There are far more violations of federal law than police to investigate them, and the Justice Department has long fretted over how prosecutorial discretion can be turned into an instrument of repression.

“Law enforcement is not automatic. It isn’t blind. One of the greatest difficulties of the position of prosecutor is that he must pick his cases, because no prosecutor can even investigate all of the cases in which he receives complaints,” Attorney General Robert Jackson told a gathering of U.S. attorneys in 1940. “If the prosecutor is obliged to choose his cases, it follows that he can choose his defendants. Therein is the most dangerous power of the prosecutor: that he will pick people that he thinks he should get, rather than pick cases that need to be prosecuted.”

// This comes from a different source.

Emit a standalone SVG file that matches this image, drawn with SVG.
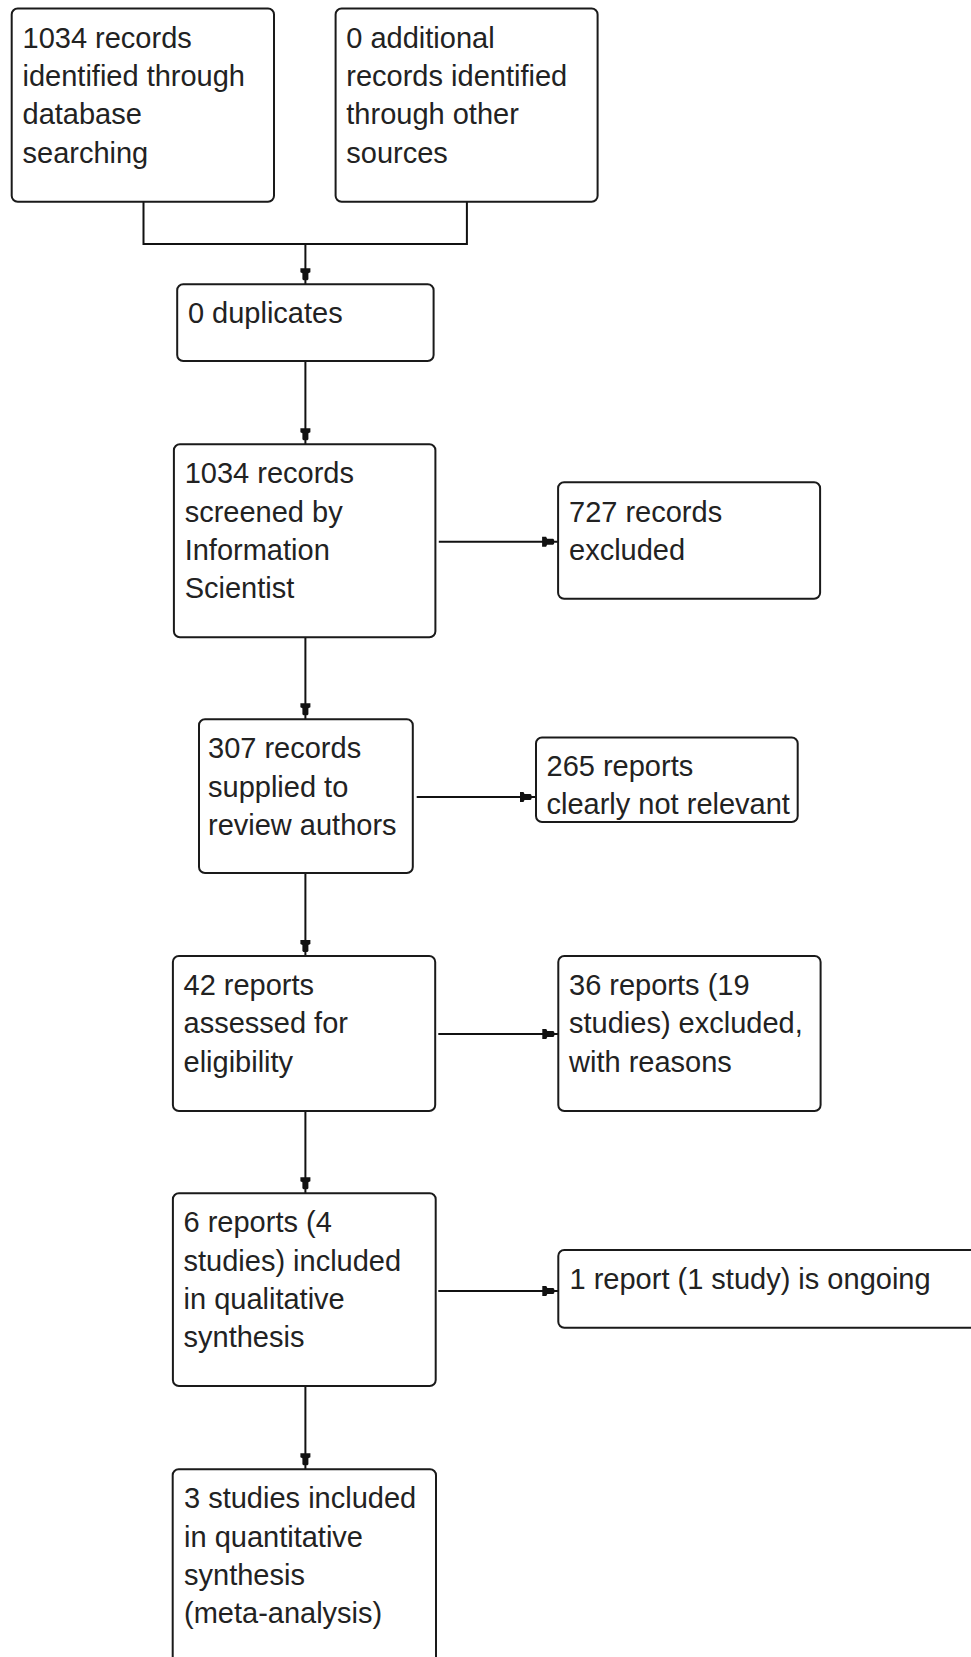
<svg xmlns="http://www.w3.org/2000/svg" width="971" height="1657" viewBox="0 0 971 1657">
<style>
.box{fill:#ffffff;stroke:#1a1a1a;stroke-width:2}
.t{font-family:"Liberation Sans",Arial,sans-serif;font-size:29px;fill:#222222}
.c{fill:none;stroke:#111111;stroke-width:2}
</style>
<defs>
<marker id="ah" markerUnits="userSpaceOnUse" markerWidth="18" markerHeight="12" viewBox="0 -6 18 12" refX="16" refY="0" orient="auto">
<path d="M0,-5 L4,-5 L5,-3 L11,-3 L12,-2 L12,2 L11,3 L5,3 L4,5 L0,5 Z" fill="#111111"/>
</marker>
</defs>
<rect width="971" height="1657" fill="#ffffff"/>
<g id="connectors">
<path class="c" d="M143.5,201.7 V244 H466.9 V201.7"/>
<path class="c" d="M305.4,244 V284.3" marker-end="url(#ah)"/>
<path class="c" d="M305.4,361 V444.3" marker-end="url(#ah)"/>
<path class="c" d="M438.8,541.7 H558.1" marker-end="url(#ah)"/>
<path class="c" d="M305.4,637.3 V719.3" marker-end="url(#ah)"/>
<path class="c" d="M416.7,797 H535.5" marker-end="url(#ah)"/>
<path class="c" d="M305.4,873 V956" marker-end="url(#ah)"/>
<path class="c" d="M438.3,1034 H558.3" marker-end="url(#ah)"/>
<path class="c" d="M305.4,1111 V1193.3" marker-end="url(#ah)"/>
<path class="c" d="M438.3,1291 H558.3" marker-end="url(#ah)"/>
<path class="c" d="M305.4,1386 V1469.3" marker-end="url(#ah)"/>
</g>
<g id="n1">
<rect class="box" x="11.7" y="8.5" width="262.3" height="193.2" rx="6"/>
<text class="t" x="22.5" y="47.8">1034 records</text>
<text class="t" x="22.5" y="86.1">identified through</text>
<text class="t" x="22.5" y="124.4">database</text>
<text class="t" x="22.5" y="162.7">searching</text>
</g>
<g id="n2">
<rect class="box" x="335.6" y="8.5" width="262" height="193.2" rx="6"/>
<text class="t" x="346.3" y="47.8">0 additional</text>
<text class="t" x="346.3" y="86.1">records identified</text>
<text class="t" x="346.3" y="124.4">through other</text>
<text class="t" x="346.3" y="162.7">sources</text>
</g>
<g id="n3">
<rect class="box" x="177.2" y="284.3" width="256.4" height="76.7" rx="6"/>
<text class="t" x="187.9" y="323.3">0 duplicates</text>
</g>
<g id="n4">
<rect class="box" x="173.9" y="444.3" width="261.5" height="193" rx="6"/>
<text class="t" x="184.7" y="483.3">1034 records</text>
<text class="t" x="184.7" y="521.6">screened by</text>
<text class="t" x="184.7" y="559.9">Information</text>
<text class="t" x="184.7" y="598.2">Scientist</text>
</g>
<g id="n5">
<rect class="box" x="558.1" y="482.3" width="262" height="116.4" rx="6"/>
<text class="t" x="569" y="521.5">727 records</text>
<text class="t" x="569" y="559.8">excluded</text>
</g>
<g id="n6">
<rect class="box" x="199" y="719.3" width="213.8" height="153.7" rx="6"/>
<text class="t" x="208" y="758.3">307 records</text>
<text class="t" x="208" y="796.6">supplied to</text>
<text class="t" x="208" y="834.9">review authors</text>
</g>
<g id="n7">
<rect class="box" x="536" y="737.5" width="261.7" height="84.5" rx="6"/>
<text class="t" x="546.5" y="775.5">265 reports</text>
<text class="t" x="546.5" y="814">clearly not relevant</text>
</g>
<g id="n8">
<rect class="box" x="172.9" y="956" width="262.3" height="155" rx="6"/>
<text class="t" x="183.5" y="995">42 reports</text>
<text class="t" x="183.5" y="1033.3">assessed for</text>
<text class="t" x="183.5" y="1071.6">eligibility</text>
</g>
<g id="n9">
<rect class="box" x="558.3" y="956" width="262.3" height="155" rx="6"/>
<text class="t" x="569" y="995">36 reports (19</text>
<text class="t" x="569" y="1033.3">studies) excluded,</text>
<text class="t" x="569" y="1071.6">with reasons</text>
</g>
<g id="n10">
<rect class="box" x="172.9" y="1193.3" width="262.8" height="192.7" rx="6"/>
<text class="t" x="183.5" y="1232.3">6 reports (4</text>
<text class="t" x="183.5" y="1270.6">studies) included</text>
<text class="t" x="183.5" y="1308.9">in qualitative</text>
<text class="t" x="183.5" y="1347.2">synthesis</text>
</g>
<g id="n11">
<rect class="box" x="558.3" y="1250" width="430" height="77.7" rx="6"/>
<text class="t" x="569.5" y="1288.5">1 report (1 study) is ongoing</text>
</g>
<g id="n12">
<rect class="box" x="172.7" y="1469.3" width="263.3" height="230" rx="6"/>
<text class="t" x="184" y="1508.3">3 studies included</text>
<text class="t" x="184" y="1546.6">in quantitative</text>
<text class="t" x="184" y="1584.9">synthesis</text>
<text class="t" x="184" y="1623.2">(meta-analysis)</text>
</g>
</svg>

Former DOJ officials say politically motivated prosecutions would likely spark a revolt among the career prosecutors and other civil servants in the department, as it did after the Bush administration fired nine U.S. attorneys and replaced some with political loyalists. The firings were called “fundamentally flawed” by Justice’s own internal watchdog and led to the 2007 resignation of Attorney General Alberto Gonzales.

That kind of internal policing could provide a check on Trump’s desire to retaliate against his enemies. Still, much of the Justice Department’s independence depends on whether the attorney general Trump will appoint will aggressively defend it.

Two top contenders for attorney general — former New York City Mayor Rudy Giuliani and New Jersey Gov. Chris Christie — previously served as U.S. attorneys during Republican presidential administrations. Both have shown a troubling willingness to use the Justice Department for political ends, said Carrie Cordero, a former DOJ official currently at Georgetown University Law School.

In an interview Thursday, Giuliani left open the possibility of pursuing charges against Clinton for compromising classified information included in emails sent to her unsecure homebrew server. FBI Director James Comey has declined to recommend prosecution, and closed the case last week.

“There’s one tradition in America, right? Election is over. We forget about it. There is another tradition in America which is ‘equal justice under the law,’” Giuliani told Fox News on Thursday. “And it would depend on how bad the violations are.”

During the Republican National Convention in Cleveland last July, Christie conducted a mock prosecution of Clinton while the crowd chanted, “Lock her up!”

“If he wants to lessen people’s concern about how he is going to use to wield the powers of the Justice Department, then he needs to pick an AG who was not involved in his campaign,” Cordero said.

The concerns over Trump’s use of executive authority are not limited to the Justice Department. As president, he will have immense power of surveillance and covert action programs which Democratic President Barack Obama largely inherited, and solidified, from the Republican Bush administration.

Sanchez said drone and surveillance programs are largely governed by internal policy documents — many of which are reviewed by the DOJ Office of Legal Counsel — and as president, Trump will have wide latitude to alter such rules.

“We have this massive surveillance apparatus that was created over the last 15 years with the participation of both parties and on the tacit assumption that the people in charge would always be people of integrity,” said Jaffer, whose book The Drone Memos: Targeted Killing, Secrecy, and the Law comes out next week. “It should have been built with the possibility in mind that the whole system could be turned over to somebody who doesn’t have the best interests of the country at heart.”

Jaffer added: “Now we are going to unfortunately find out how these powers are used by somebody who appears to be interested in using them in the most aggressive way possible.”